TRAIN_DIR = 'Train_data/'
TEST_DIR = 'Test_data/'

#train_images = [TRAIN_DIR+i for i in os.listdir(TRAIN_DIR)]
#test_images =  [TEST_DIR+i for i in os.listdir(TEST_DIR)]

def read_image(file_path):
	img = cv2.imread(file_path, cv2.IMREAD_COLOR)
	return cv2.resize(img, (ROWS, COLS), interpolation=cv2.INTER_CUBIC)

def prepare_data(images):
	m = len(images)
	X = np.zeros((m, ROWS, COLS, CHANNELS), dtype=np.uint8)
	y = np.zeros((1, m))
	for i, image_file in enumerate(images):
		X[i,:] = read_image(image_file)
		if 'dog' in image_file.lower():
			y[0, i] = 1
		elif 'cat' in image_file.lower():
			y[0, i] = 0
	return X, y

def sigmoid(z):
	s = 1/(1+np.exp(-z))
	return s

def propagate(w, b, X, Y):
    m = X.shape[1]
    
     # FORWARD PROPAGATION (FROM X TO COST)
    z = np.dot(w.T, X)+b # tag 1
    A = sigmoid(z) # tag 2                                    
    cost = (-np.sum(Y*np.log(A)+(1-Y)*np.log(1-A)))/m # tag 5
    
    # BACKWARD PROPAGATION (TO FIND GRAD)
    dw = (np.dot(X,(A-Y).T))/m # tag 6
    db = np.average(A-Y) # tag 7

    cost = np.squeeze(cost)
    grads = {"dw": dw,
             "db": db}
    
    return grads, cost

w = np.array([[1.],[2.]])
b = 4.
X = np.array([[5., 6., -7.],[8., 9., -10.]])
Y = np.array([[1,0,1]])
'''
grads, cost = propagate(w, b, X, Y)
print(grads["dw"])
print(grads["db"])
print(cost)

train_set_x, train_set_y = prepare_data(train_images)
test_set_x, test_set_y = prepare_data(test_images)

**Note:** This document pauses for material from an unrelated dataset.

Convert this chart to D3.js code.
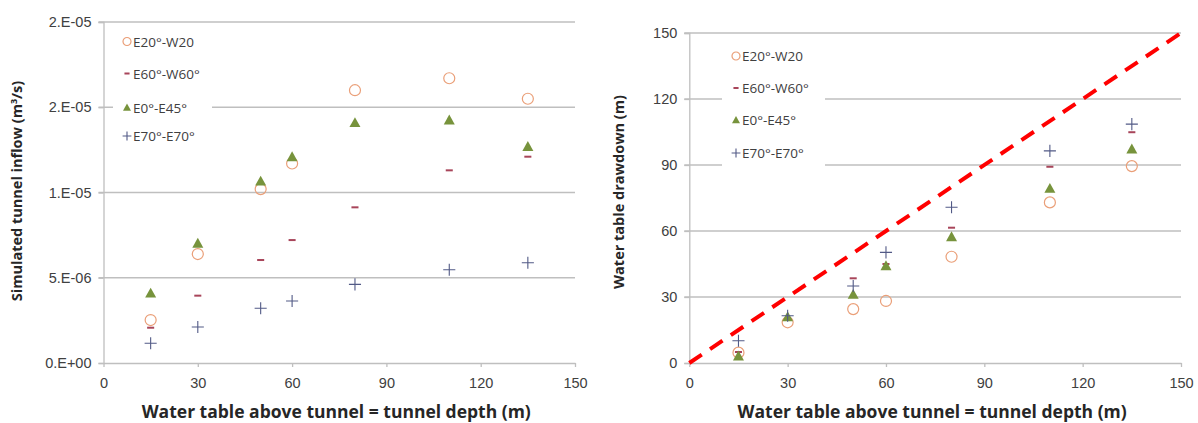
<!DOCTYPE html>
<html>
<head>
<meta charset="utf-8">
<script src="https://cdn.jsdelivr.net/npm/d3@7"></script>
<style>
  body { margin: 0; background: #fff; }
  svg { display: block; font-family: "Open Sans", "Liberation Sans", sans-serif; }
  .tick text { fill: #404040; font-size: 14.5px; }
  .axis-title { fill: #262626; font-weight: bold; font-size: 14.5px; }
  .x-title { font-size: 17.5px; }
  .legend text { fill: #404040; font-size: 13.5px; }
</style>
</head>
<body>
<svg id="chart"></svg>
<script>
// tunnel depth (m) - same for every series
const depths = [15, 30, 50, 60, 80, 110, 135]
const seriesNames = ['E20°-W20', 'E60°-W60°', 'E0°-E45°', 'E70°-E70°']

// left panel: simulated tunnel inflow (m3/s)
const inflowE20W20 = [2.52e-6, 6.39e-6, 1.02e-5, 1.17e-5, 1.60e-5, 1.67e-5, 1.55e-5]
const inflowE60W60 = [2.07e-6, 3.95e-6, 6.04e-6, 7.21e-6, 9.13e-6, 1.13e-5, 1.21e-5]
const inflowE0E45  = [4.10e-6, 7.02e-6, 1.067e-5, 1.21e-5, 1.41e-5, 1.425e-5, 1.27e-5]
const inflowE70E70 = [1.16e-6, 2.11e-6, 3.21e-6, 3.64e-6, 4.61e-6, 5.47e-6, 5.88e-6]

// right panel: water table drawdown (m)
const drawE20W20 = [4.7, 18.5, 24.5, 28.2, 48.3, 73.0, 89.5]
const drawE60W60 = [5.0, 20.0, 38.5, 45.0, 61.5, 89.2, 104.9]
const drawE0E45  = [3.2, 21.0, 31.2, 44.2, 57.4, 79.4, 97.3]
const drawE70E70 = [10.1, 21.5, 35.0, 50.3, 70.8, 96.4, 108.6]

const xTicks = [0, 30, 60, 90, 120, 150]
const inflowTicks = [0, 5e-6, 1e-5, 1.5e-5, 2e-5]
const inflowTickLabels = ['0.E+00', '5.E-06', '1.E-05', '2.E-05', '2.E-05']
const drawTicks = [0, 30, 60, 90, 120, 150]
const oneToOne = [0, 150]

const svgWidth = 1198
const svgHeight = 423

const svg = d3.select('#chart')
    .attr('width', svgWidth)
    .attr('height', svgHeight)

const markerStyle = [
    { type: 'circle', color: '#ea9f78' },
    { type: 'dash', color: '#a8455a' },
    { type: 'triangle', color: '#77933c' },
    { type: 'plus', color: '#525a86' }
]

function drawMarker(sel, type, color, size){
    if (type == 'circle'){
        sel.append('circle').attr('r', size * 0.5)
            .attr('fill', 'none').attr('stroke', color).attr('stroke-width', 1.2)
    } else if (type == 'dash'){
        sel.append('rect').attr('x', -size * 0.32).attr('y', -1).attr('width', size * 0.64).attr('height', 2)
            .attr('fill', color)
    } else if (type == 'triangle'){
        const h = size * 0.9, w = size * 0.5
        sel.append('path').attr('d', `M0,${-h * 0.55}L${w},${h * 0.45}L${-w},${h * 0.45}Z`)
            .attr('fill', color)
    } else {
        const s = size * 0.55
        sel.append('path').attr('d', `M${-s},0H${s}M0,${-s}V${s}`)
            .attr('stroke', color).attr('stroke-width', 1.1).attr('fill', 'none')
    }
}

function drawPanel(opt){
    const g = svg.append('g')
    const x = d3.scaleLinear().domain([0, 150]).range([opt.left, opt.right])
    const y = d3.scaleLinear().domain(opt.yDomain).range([opt.bottom, opt.top])

    // gridlines
    g.append('g').selectAll('line').data(opt.yTicks.slice(1))
        .enter().append('line')
        .attr('x1', opt.left - 5).attr('x2', opt.right)
        .attr('y1', d => y(d)).attr('y2', d => y(d))
        .attr('stroke', '#bfbfbf').attr('stroke-width', 1.3)

    // legend background hides the grid behind it
    g.append('rect')
        .attr('x', opt.legendBox[0]).attr('y', opt.legendBox[1])
        .attr('width', opt.legendBox[2]).attr('height', opt.legendBox[3])
        .attr('fill', '#fff')

    const yAxis = d3.axisLeft(y).tickValues(opt.yTicks).tickSize(5).tickPadding(7)
        .tickFormat((d, i) => opt.yTickLabels[i])
    const yG = g.append('g').attr('transform', `translate(${opt.left},0)`).call(yAxis)
    yG.selectAll('line, path').attr('stroke', '#bfbfbf').attr('stroke-width', 1.3)

    const xAxis = d3.axisBottom(x).tickValues(xTicks).tickSize(4).tickSizeOuter(0).tickPadding(11)
    const xG = g.append('g').attr('transform', `translate(0,${opt.bottom})`).call(xAxis)
    xG.selectAll('line, path').attr('stroke', '#bfbfbf').attr('stroke-width', 1.3)

    // axis titles
    g.append('text').attr('class', 'axis-title x-title')
        .attr('x', (opt.left + opt.right) / 2 - 3).attr('y', 418)
        .attr('text-anchor', 'middle')
        .text('Water table above tunnel = tunnel depth (m)')

    const yt = g.append('text').attr('class', 'axis-title')
        .attr('transform', `translate(${opt.yTitleX},${opt.yTitleY}) rotate(-90)`)
        .attr('text-anchor', 'middle')
    opt.yTitle(yt)

    if (opt.line){
        g.append('line')
            .attr('x1', x(oneToOne[0])).attr('y1', y(oneToOne[0]))
            .attr('x2', x(oneToOne[1])).attr('y2', y(oneToOne[1]))
            .attr('stroke', '#ff0000').attr('stroke-width', 4)
            .attr('stroke-dasharray', '15,10')
    }

    // points
    opt.series.forEach(function(vals, si){
        const st = markerStyle[si]
        g.append('g').selectAll('g').data(vals)
            .enter().append('g')
            .attr('transform', (d, i) => `translate(${x(depths[i])},${y(d)})`)
            .each(function(){ drawMarker(d3.select(this), st.type, st.color, 11) })
    })

    // legend
    const lg = g.append('g').attr('class', 'legend')
    seriesNames.forEach(function(name, i){
        const row = lg.append('g')
            .attr('transform', `translate(${opt.legendX},${opt.legendY[i]})`)
        drawMarker(row, markerStyle[i].type, markerStyle[i].color, 8)
        row.append('text').attr('x', 6).attr('y', 5).text(name)
    })
}

drawPanel({
    left: 103.5, right: 575, top: 22, bottom: 363,
    yDomain: [0, 2e-5], yTicks: inflowTicks, yTickLabels: inflowTickLabels,
    series: [inflowE20W20, inflowE60W60, inflowE0E45, inflowE70E70],
    legendX: 127, legendY: [41.5, 73.5, 107.5, 136],
    legendBox: [113, 28, 99, 120],
    yTitleX: 22, yTitleY: 191,
    yTitle: function(t){
        t.append('tspan').text('Simulated tunnel inflow (m')
        t.append('tspan').attr('dy', -5).attr('font-size', '9px').text('3')
        t.append('tspan').attr('dy', 5).text('/s)')
    }
})

drawPanel({
    left: 689.3, right: 1181, top: 33, bottom: 363,
    yDomain: [0, 150], yTicks: drawTicks, yTickLabels: drawTicks.map(String),
    series: [drawE20W20, drawE60W60, drawE0E45, drawE70E70],
    legendX: 736, legendY: [56, 88, 120, 153],
    legendBox: [722, 42, 103, 125],
    yTitleX: 624, yTitleY: 192,
    yTitle: function(t){ t.text('Water table drawdown (m)') },
    line: true
})
</script>
</body>
</html>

train_set_x_flatten = train_set_x.reshape(train_set_x.shape[0], ROWS*COLS*CHANNELS).T
test_set_x_flatten = test_set_x.reshape(test_set_x.shape[0], -1).T

print("train_set_x shape " + str(train_set_x.shape))
print("train_set_x_flatten shape: " + str(train_set_x_flatten.shape))
print("train_set_y shape: " + str(train_set_y.shape))
print("test_set_x shape " + str(test_set_x.shape))
print("test_set_x_flatten shape: " + str(test_set_x_flatten.shape))
print("test_set_y shape: " + str(test_set_y.shape))

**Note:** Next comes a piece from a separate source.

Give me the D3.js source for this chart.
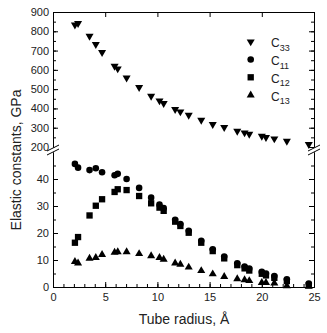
<!DOCTYPE html>
<html>
<head>
<meta charset="utf-8">
<script src="https://cdn.jsdelivr.net/npm/d3@7"></script>
<style>
  body { margin: 0; background: #fff; }
  svg { display: block; }
  text { font-family: "Liberation Sans", Arial, Helvetica, sans-serif; fill: #222; }
</style>
</head>
<body>
<svg id="chart" width="327" height="333"></svg>
<script>
// Tube radius (Å) and elastic constants (GPa)
const radius = [2.1, 2.4, 3.5, 4.1, 4.7, 5.9, 6.2, 7.05, 8.25, 9.4, 10.2, 10.6, 11.7, 12.2, 13.0, 14.2, 15.3, 16.4, 17.65, 18.35, 18.8, 20.0, 20.4, 21.2, 22.4, 24.5];
const c33 = [833, 841, 775, 732, 691, 620, 606, 559, 509, 464, 440, 426, 395, 383, 366, 340, 318, 302, 283, 274, 267, 257, 250, 243, 231, 214];
const c11 = [45.6, 44.2, 43.3, 44.0, 42.5, 41.4, 41.9, 40.0, 36.7, 33.1, 30.5, 29.2, 24.9, 23.3, 20.8, 17.1, 14.0, 11.3, 8.8, 7.6, 6.8, 5.6, 5.0, 4.1, 2.9, 1.3];
const c12 = [16.4, 18.5, 26.5, 30.1, 32.5, 35.2, 36.2, 35.9, 33.7, 31.0, 29.4, 28.2, 24.2, 22.6, 20.1, 16.4, 13.3, 10.6, 8.1, 6.9, 6.1, 4.9, 4.3, 3.4, 2.2, 0.7];
const c13 = [9.4, 8.8, 10.6, 10.9, 12.0, 12.8, 13.0, 13.0, 12.3, 11.5, 10.9, 10.2, 8.8, 8.4, 7.3, 6.0, 4.8, 3.8, 3.0, 2.6, 2.3, 1.6, 1.6, 1.4, 0.4, 0.2];

// Axis ticks
const xMajor = [0, 5, 10, 15, 20, 25];
const xMinor = d3.range(0, 26, 1);
const upperMajor = [200, 300, 400, 500, 600, 700, 800, 900];
const upperMinor = d3.range(200, 901, 50);
const lowerMajor = [0, 10, 20, 30, 40];
const lowerMinor = d3.range(0, 50, 5);

const legendNames = [["C", "33"], ["C", "11"], ["C", "12"], ["C", "13"]];

const svg = d3.select("#chart");
svg.append("rect").attr("width", 327).attr("height", 333).attr("fill", "#fff");

const L = 53, R = 314, T = 12, B = 287;
const x = d3.scaleLinear().domain([0, 25]).range([L, R]);
const yTop = d3.scaleLinear().domain([200, 900]).range([147, T]);
const yBot = d3.scaleLinear().domain([0, 50]).range([B, 152]);

const tickFont = "11px";

function styleAxis(g) {
  g.selectAll("path.domain").attr("stroke", "#000").attr("stroke-width", 1);
  g.selectAll(".tick line").attr("stroke", "#000").attr("stroke-width", 1);
  g.selectAll(".tick text").style("font-size", tickFont).attr("fill", "#222");
}

// Bottom x axis
const gx = svg.append("g").attr("transform", `translate(0,${B})`);
gx.call(d3.axisBottom(x).tickValues(xMinor).tickSize(-3).tickSizeOuter(0).tickFormat(""));
gx.call(styleAxis);
const gx2 = svg.append("g").attr("transform", `translate(0,${B})`);
gx2.call(d3.axisBottom(x).tickValues(xMajor).tickSize(-5).tickSizeOuter(0).tickPadding(6).tickFormat(d3.format("d")));
gx2.call(styleAxis);

// Top mirror axis
const gt = svg.append("g").attr("transform", `translate(0,${T})`);
gt.call(d3.axisTop(x).tickValues(xMinor).tickSize(-3).tickSizeOuter(0).tickFormat(""));
gt.call(d3.axisTop(x).tickValues(xMajor).tickSize(-5).tickSizeOuter(0).tickFormat(""));
gt.call(styleAxis);

// Left axes (upper and lower panels)
function leftAxes(scale, major, minor) {
  const g1 = svg.append("g").attr("transform", `translate(${L},0)`);
  g1.call(d3.axisLeft(scale).tickValues(minor).tickSize(-3).tickSizeOuter(0).tickFormat(""));
  g1.call(styleAxis);
  const g2 = svg.append("g").attr("transform", `translate(${L},0)`);
  g2.call(d3.axisLeft(scale).tickValues(major).tickSize(-5).tickSizeOuter(0).tickPadding(4).tickFormat(d3.format("d")));
  g2.call(styleAxis);
}
leftAxes(yTop, upperMajor, upperMinor);
leftAxes(yBot, lowerMajor, lowerMinor);

// Right mirror axes
function rightAxes(scale, major, minor) {
  const g = svg.append("g").attr("transform", `translate(${R},0)`);
  g.call(d3.axisRight(scale).tickValues(minor).tickSize(-3).tickSizeOuter(0).tickFormat(""));
  const g2 = svg.append("g").attr("transform", `translate(${R},0)`);
  g2.call(d3.axisRight(scale).tickValues(major).tickSize(-5).tickSizeOuter(0).tickFormat(""));
  g.call(styleAxis); g2.call(styleAxis);
}
rightAxes(yTop, upperMajor, upperMinor);
rightAxes(yBot, lowerMajor, lowerMinor);

// Axis-break marks
function breakMark(cx) {
  const g = svg.append("g");
  g.append("path")
    .attr("d", `M${cx - 6},${151} L${cx + 6},${145} L${cx + 6},${149} L${cx - 6},${155} Z`)
    .attr("fill", "#fff");
  g.append("line").attr("x1", cx - 6).attr("y1", 151).attr("x2", cx + 6).attr("y2", 145)
    .attr("stroke", "#000").attr("stroke-width", 1);
  g.append("line").attr("x1", cx - 6).attr("y1", 155).attr("x2", cx + 6).attr("y2", 149)
    .attr("stroke", "#000").attr("stroke-width", 1);
}
breakMark(L);
breakMark(R);

// Markers
const symDown = d3.symbol().type(d3.symbolTriangle).size(28);
const symUp = d3.symbol().type(d3.symbolTriangle).size(28);
const symCircle = d3.symbol().type(d3.symbolCircle).size(34);
const symSquare = d3.symbol().type(d3.symbolSquare).size(40);

function drawSeries(values, scale, sym, rot) {
  svg.append("g").selectAll("path")
    .data(radius.map((r, i) => [r, values[i]]))
    .join("path")
    .attr("d", sym())
    .attr("transform", d => `translate(${x(d[0])},${scale(d[1])}) rotate(${rot})`)
    .attr("fill", "#000");
}
drawSeries(c33, yTop, symDown, 180);
drawSeries(c13, yBot, symUp, 0);
drawSeries(c12, yBot, symSquare, 0);
drawSeries(c11, yBot, symCircle, 0);

// Legend
const legendSyms = [[symDown, 180], [symCircle, 0], [symSquare, 0], [symUp, 0]];
const lg = svg.append("g");
legendNames.forEach((n, i) => {
  const yy = 41.7 + i * 17.8;
  lg.append("path").attr("d", legendSyms[i][0]())
    .attr("transform", `translate(250.7,${yy}) rotate(${legendSyms[i][1]})`)
    .attr("fill", "#000");
  const t = lg.append("text").attr("x", 271).attr("y", yy + 5.5).style("font-size", "12px");
  t.append("tspan").text(n[0]);
  t.append("tspan").attr("dy", 3.5).style("font-size", "9px").text(n[1]);
});

// Axis titles
svg.append("text")
  .attr("transform", `translate(21,160) rotate(-90)`)
  .attr("text-anchor", "middle")
  .style("font-size", "14px")
  .text("Elastic constants, GPa");
svg.append("text")
  .attr("x", 184).attr("y", 324)
  .attr("text-anchor", "middle")
  .style("font-size", "14px")
  .text("Tube radius, Å");
</script>
</body>
</html>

train_set_x = train_set_x_flatten/255
test_set_x = test_set_x_flatten/255
'''
def optimize(w, b, X, Y, num_iterations, learning_rate, print_cost = False):
    costs = []    
    for i in range(num_iterations):
        # Cost and gradient calculation
        grads, cost = propagate(w, b, X, Y)
        
        # Retrieve derivatives from grads
        dw = grads["dw"]
        db = grads["db"]

        # update w and b
        w = w - learning_rate*dw
        b = b - learning_rate*db

        # Record the costs
        if i % 100 == 0:
            costs.append(cost)
            
        # Print the cost every 100 training iterations
        if print_cost and i % 100 == 0:
            print ("Cost after iteration %i: %f" %(i, cost))

    # update w and b to dictionary
    params = {"w": w,
              "b": b}
    
    # update derivatives to dictionary
    grads = {"dw": dw,
             "db": db}
    
    return params, grads, costs

params, grads, costs = optimize(w, b, X, Y, num_iterations = 100, learning_rate = 0.009, print_cost = False)
'''
print("w = " + str(params["w"]))
print("b = " + str(params["b"]))
print("dw = " + str(grads["dw"]))
print("db = " + str(grads["db"]))
'''

def predict(w, b, X):    
    m = X.shape[1]
    Y_prediction = np.zeros((1, m))
    w = w.reshape(X.shape[0], 1)
    
    z = np.dot(w.T, X) + b
    A = sigmoid(z)
    
    for i in range(A.shape[1]):
        # Convert probabilities A[0,i] to actual predictions p[0,i]
        if A[0,i] > 0.5:
            Y_prediction[[0],[i]] = 1
        else: 
            Y_prediction[[0],[i]] = 0
    
    return Y_prediction

print(predict(w, b, X))	

Conclusion:

Up to this point, now we know how to prepare our training data, how to optimize the loss iteratively to learn w and b parameters (computing the cost and its gradient, updating the parameters using gradient descent). And in this tutorial, we learned (w,b) to predict the labels for a given set of examples. So in the next tutorial, we'll merge all functions into a model, and we'll train it to predicts cats vs. dogs.